X = train['text']     # 텍스트 컬럼
y = train['target']   # 정답 (0 또는 1)
# Word2Vec 모델 다시 로딩 및 텍스트 벡터화 재실행

# Word2Vec 사전학습 모델 로딩
word2vec_model = api.load("word2vec-google-news-300")


# 평균 벡터 임베딩 함수
def get_average_word2vec(text, model, vector_size=300):
    words = text.split()
    valid_words = [w for w in words if w in model]
    if not valid_words:
        return np.zeros(vector_size)
    return np.mean([model[w] for w in valid_words], axis=0)

# 텍스트 벡터화
X_vec = np.vstack([get_average_word2vec(text, word2vec_model) for text in X])


# X_feats = train['location'].values
# print(train.head(50), '@#@#@#123123')
# X_combined = np.hstack([X_vec, X_feats, location_ohe])
X_combined = np.hstack([X_vec, train_location_ohe, train_keyword_ohe])
# X_combined = np.hstack([X_vec])

# 학습/검증 분할 및 VotingClassifier 재실행
X_train, X_val, y_train, y_val = train_test_split(X_combined, y, test_size=0.2, random_state=42)

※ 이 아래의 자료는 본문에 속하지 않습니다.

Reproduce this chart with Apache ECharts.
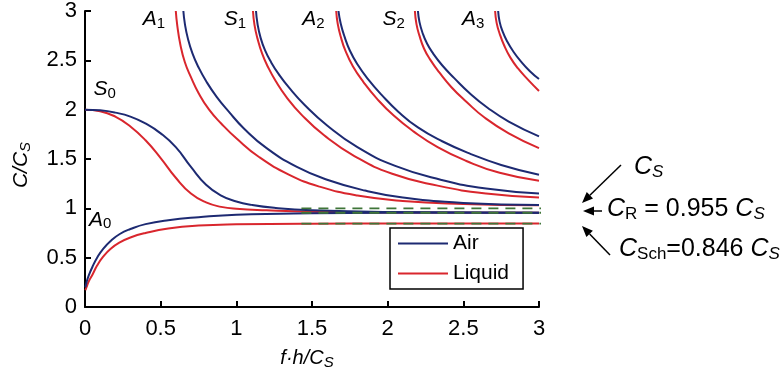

from sklearn.linear_model import LogisticRegression
from sklearn.svm import SVC
from sklearn.ensemble import RandomForestClassifier, VotingClassifier

# 실행 가능한 모델로 Voting 구성
lr_model = LogisticRegression(max_iter=1000)
svc_model = SVC(probability=True)
rf_model = RandomForestClassifier(n_estimators=100)

estimators = [
    ('lr', lr_model),
    ('svc', svc_model),
    ('rf', rf_model)
]
voting_model = VotingClassifier(estimators=estimators, voting='soft')
voting_model.fit(X_train, y_train)
y_pred = voting_model.predict(X_val)
f1 = f1_score(y_val, y_pred)
voting_model.fit(X_combined, y)

# ====== ROUND1 ===========
# Stacking 앙상블 기법사용시.
# 📊 F1 Score: 0.7044
# ====== ROUND2 ===========
# VotingClassifier 앙상블 기법사용시.
# 📊 F1 Score: 0.6951
# ====== ROUND3 ===========
# VotingClassifier + word2vec_model Encoding
# 📊 F1 Score: 0.7556675062972292

# ====== ROUND4 ===========
# VotingClassifier + word2vec_model Encoding + OneHotEncoding Labeling
# 📊 F1 Score: 0.7740345110928513

# ====== ROUND5 ===========
# VotingClassifier + word2vec_model Encoding + OneHotEncoding Labeling(keyword, location)
# 📊 F1 Score: 0.7732463295269169

# ====== ROUND6 ===========
# VotingClassifier + word2vec_model Encoding + OneHotEncoding Labeling(keyword, location, has_url, char_count, word_count)
# 📊 F1 Score: 0.7529411764705882

print(f1)

0.7679738562091504


In [20]:
import pandas as pd
import numpy as np

# 테스트 데이터 불러오기
test_df = pd.read_csv("data/test.csv")
y_test = test_df['text']


# 테스트 데이터를 벡터로 변환
y_test_vec = np.vstack([get_average_word2vec(text, word2vec_model) for text in y_test])

y_combined = np.hstack([y_test_vec, test_ohe_location, test_keyword_ohe])
# y_combined = np.hstack([y_test_vec])

# 예측
test_preds = voting_model.predict(y_combined)

# 제출 파일 생성
submission = pd.DataFrame({
    'id': test_df['id'],
    'target': test_preds
})

submission.to_csv("submission.csv", index=False)